-- start of DATA SUPPLIED --

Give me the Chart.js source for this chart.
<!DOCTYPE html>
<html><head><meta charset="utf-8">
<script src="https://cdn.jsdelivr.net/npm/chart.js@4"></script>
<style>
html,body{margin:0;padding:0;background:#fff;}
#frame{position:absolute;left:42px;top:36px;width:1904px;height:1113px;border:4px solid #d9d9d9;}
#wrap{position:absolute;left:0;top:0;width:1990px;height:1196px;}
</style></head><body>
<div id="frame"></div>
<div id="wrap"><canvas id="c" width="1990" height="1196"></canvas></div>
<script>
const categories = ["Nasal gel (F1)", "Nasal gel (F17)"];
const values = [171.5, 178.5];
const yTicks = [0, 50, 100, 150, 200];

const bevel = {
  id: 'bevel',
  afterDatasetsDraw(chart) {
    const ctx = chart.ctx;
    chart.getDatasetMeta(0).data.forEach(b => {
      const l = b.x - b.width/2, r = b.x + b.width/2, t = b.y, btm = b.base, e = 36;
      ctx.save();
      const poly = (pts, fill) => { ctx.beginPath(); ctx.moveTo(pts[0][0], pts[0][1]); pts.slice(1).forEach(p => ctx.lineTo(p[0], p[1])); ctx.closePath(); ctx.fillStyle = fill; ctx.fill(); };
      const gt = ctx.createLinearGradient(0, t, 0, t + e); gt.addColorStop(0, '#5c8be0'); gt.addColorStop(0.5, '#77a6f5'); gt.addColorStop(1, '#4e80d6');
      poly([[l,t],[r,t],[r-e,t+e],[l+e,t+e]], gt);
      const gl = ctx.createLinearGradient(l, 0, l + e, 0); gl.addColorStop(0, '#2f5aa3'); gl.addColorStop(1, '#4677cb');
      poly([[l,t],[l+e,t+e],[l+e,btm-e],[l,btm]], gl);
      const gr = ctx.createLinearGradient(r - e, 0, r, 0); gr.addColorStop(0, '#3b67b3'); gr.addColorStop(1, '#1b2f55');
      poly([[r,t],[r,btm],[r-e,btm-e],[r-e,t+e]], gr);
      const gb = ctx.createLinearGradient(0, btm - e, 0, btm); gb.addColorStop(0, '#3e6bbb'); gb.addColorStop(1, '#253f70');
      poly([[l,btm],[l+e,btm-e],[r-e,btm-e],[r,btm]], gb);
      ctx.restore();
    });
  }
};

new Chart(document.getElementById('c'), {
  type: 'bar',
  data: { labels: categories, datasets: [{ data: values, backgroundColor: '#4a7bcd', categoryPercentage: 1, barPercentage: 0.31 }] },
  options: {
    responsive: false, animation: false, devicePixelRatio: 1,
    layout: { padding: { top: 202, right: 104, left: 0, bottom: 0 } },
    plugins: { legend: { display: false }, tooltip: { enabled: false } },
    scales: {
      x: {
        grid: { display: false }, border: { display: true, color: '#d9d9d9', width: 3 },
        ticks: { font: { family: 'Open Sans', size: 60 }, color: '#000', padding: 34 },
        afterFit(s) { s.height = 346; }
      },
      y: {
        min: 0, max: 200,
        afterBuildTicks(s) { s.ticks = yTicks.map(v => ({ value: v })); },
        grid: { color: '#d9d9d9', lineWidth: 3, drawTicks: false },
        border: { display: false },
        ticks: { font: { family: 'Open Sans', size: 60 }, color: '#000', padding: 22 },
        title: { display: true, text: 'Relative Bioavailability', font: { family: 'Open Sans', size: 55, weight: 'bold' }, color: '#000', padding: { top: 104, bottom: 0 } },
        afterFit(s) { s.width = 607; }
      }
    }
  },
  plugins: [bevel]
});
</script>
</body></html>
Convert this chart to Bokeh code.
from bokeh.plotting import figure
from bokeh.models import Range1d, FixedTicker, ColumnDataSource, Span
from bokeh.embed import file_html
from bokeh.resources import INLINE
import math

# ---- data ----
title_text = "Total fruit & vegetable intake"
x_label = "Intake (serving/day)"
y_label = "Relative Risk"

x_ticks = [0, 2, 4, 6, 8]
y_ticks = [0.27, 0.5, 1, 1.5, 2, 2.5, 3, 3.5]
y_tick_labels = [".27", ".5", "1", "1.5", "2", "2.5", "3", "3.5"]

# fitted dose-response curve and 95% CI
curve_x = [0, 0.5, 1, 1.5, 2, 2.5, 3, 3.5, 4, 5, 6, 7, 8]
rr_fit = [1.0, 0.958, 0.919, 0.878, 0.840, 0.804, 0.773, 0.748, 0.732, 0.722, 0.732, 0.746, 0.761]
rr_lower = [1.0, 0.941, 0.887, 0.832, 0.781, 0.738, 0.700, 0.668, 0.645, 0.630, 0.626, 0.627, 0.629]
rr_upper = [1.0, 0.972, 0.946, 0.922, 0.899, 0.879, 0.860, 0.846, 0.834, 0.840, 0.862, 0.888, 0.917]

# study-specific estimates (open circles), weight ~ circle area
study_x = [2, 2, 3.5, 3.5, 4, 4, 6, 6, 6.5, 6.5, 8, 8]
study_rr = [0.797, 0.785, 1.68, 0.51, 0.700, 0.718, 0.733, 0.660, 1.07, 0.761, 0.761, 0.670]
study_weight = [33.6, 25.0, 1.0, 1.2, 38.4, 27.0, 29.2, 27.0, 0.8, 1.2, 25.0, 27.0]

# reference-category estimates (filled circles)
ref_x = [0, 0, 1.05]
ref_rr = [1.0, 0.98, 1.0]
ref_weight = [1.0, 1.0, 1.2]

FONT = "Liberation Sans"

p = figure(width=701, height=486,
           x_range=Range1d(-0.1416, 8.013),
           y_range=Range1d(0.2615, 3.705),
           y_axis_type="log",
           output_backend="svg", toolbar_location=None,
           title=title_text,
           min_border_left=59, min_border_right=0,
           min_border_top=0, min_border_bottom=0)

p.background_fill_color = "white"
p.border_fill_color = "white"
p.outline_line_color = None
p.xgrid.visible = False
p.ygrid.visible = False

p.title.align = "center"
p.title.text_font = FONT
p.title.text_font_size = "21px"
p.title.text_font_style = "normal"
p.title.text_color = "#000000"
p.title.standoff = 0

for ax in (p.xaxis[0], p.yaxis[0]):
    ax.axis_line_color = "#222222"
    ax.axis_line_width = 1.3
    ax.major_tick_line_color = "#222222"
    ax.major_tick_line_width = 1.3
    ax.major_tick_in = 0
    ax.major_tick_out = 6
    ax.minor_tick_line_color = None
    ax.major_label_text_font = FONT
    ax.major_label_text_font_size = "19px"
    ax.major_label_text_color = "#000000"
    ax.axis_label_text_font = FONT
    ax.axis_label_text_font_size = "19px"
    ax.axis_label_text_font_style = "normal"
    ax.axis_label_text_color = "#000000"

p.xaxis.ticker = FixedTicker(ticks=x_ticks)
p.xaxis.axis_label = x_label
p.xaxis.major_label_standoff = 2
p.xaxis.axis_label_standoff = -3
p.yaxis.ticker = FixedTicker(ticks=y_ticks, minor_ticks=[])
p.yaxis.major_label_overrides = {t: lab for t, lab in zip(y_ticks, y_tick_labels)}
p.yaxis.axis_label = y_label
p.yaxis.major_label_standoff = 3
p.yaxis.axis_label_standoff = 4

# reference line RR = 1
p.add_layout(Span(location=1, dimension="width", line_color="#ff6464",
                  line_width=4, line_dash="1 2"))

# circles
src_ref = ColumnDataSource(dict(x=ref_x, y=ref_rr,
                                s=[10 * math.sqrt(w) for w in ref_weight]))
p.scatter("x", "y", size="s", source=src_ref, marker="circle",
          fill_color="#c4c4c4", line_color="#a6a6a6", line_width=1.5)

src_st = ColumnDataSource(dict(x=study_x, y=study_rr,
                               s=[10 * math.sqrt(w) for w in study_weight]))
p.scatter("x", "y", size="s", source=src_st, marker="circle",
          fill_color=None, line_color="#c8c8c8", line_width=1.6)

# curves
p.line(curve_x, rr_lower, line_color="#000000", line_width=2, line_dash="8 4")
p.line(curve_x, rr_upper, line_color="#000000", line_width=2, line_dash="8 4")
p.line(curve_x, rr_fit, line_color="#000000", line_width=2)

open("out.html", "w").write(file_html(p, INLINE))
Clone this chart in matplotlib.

-- end of DATA SUPPLIED --

EXERCISE PROMPT: Output, from the data above, the lines from the line with "Convert this chart to Bokeh code." to the line with "p.ygrid.visible = False" exactly as they stand, both ends included and nothing else.

OUTPUT:
Convert this chart to Bokeh code.
from bokeh.plotting import figure
from bokeh.models import Range1d, FixedTicker, ColumnDataSource, Span
from bokeh.embed import file_html
from bokeh.resources import INLINE
import math

# ---- data ----
title_text = "Total fruit & vegetable intake"
x_label = "Intake (serving/day)"
y_label = "Relative Risk"

x_ticks = [0, 2, 4, 6, 8]
y_ticks = [0.27, 0.5, 1, 1.5, 2, 2.5, 3, 3.5]
y_tick_labels = [".27", ".5", "1", "1.5", "2", "2.5", "3", "3.5"]

# fitted dose-response curve and 95% CI
curve_x = [0, 0.5, 1, 1.5, 2, 2.5, 3, 3.5, 4, 5, 6, 7, 8]
rr_fit = [1.0, 0.958, 0.919, 0.878, 0.840, 0.804, 0.773, 0.748, 0.732, 0.722, 0.732, 0.746, 0.761]
rr_lower = [1.0, 0.941, 0.887, 0.832, 0.781, 0.738, 0.700, 0.668, 0.645, 0.630, 0.626, 0.627, 0.629]
rr_upper = [1.0, 0.972, 0.946, 0.922, 0.899, 0.879, 0.860, 0.846, 0.834, 0.840, 0.862, 0.888, 0.917]

# study-specific estimates (open circles), weight ~ circle area
study_x = [2, 2, 3.5, 3.5, 4, 4, 6, 6, 6.5, 6.5, 8, 8]
study_rr = [0.797, 0.785, 1.68, 0.51, 0.700, 0.718, 0.733, 0.660, 1.07, 0.761, 0.761, 0.670]
study_weight = [33.6, 25.0, 1.0, 1.2, 38.4, 27.0, 29.2, 27.0, 0.8, 1.2, 25.0, 27.0]

# reference-category estimates (filled circles)
ref_x = [0, 0, 1.05]
ref_rr = [1.0, 0.98, 1.0]
ref_weight = [1.0, 1.0, 1.2]

FONT = "Liberation Sans"

p = figure(width=701, height=486,
           x_range=Range1d(-0.1416, 8.013),
           y_range=Range1d(0.2615, 3.705),
           y_axis_type="log",
           output_backend="svg", toolbar_location=None,
           title=title_text,
           min_border_left=59, min_border_right=0,
           min_border_top=0, min_border_bottom=0)

p.background_fill_color = "white"
p.border_fill_color = "white"
p.outline_line_color = None
p.xgrid.visible = False
p.ygrid.visible = False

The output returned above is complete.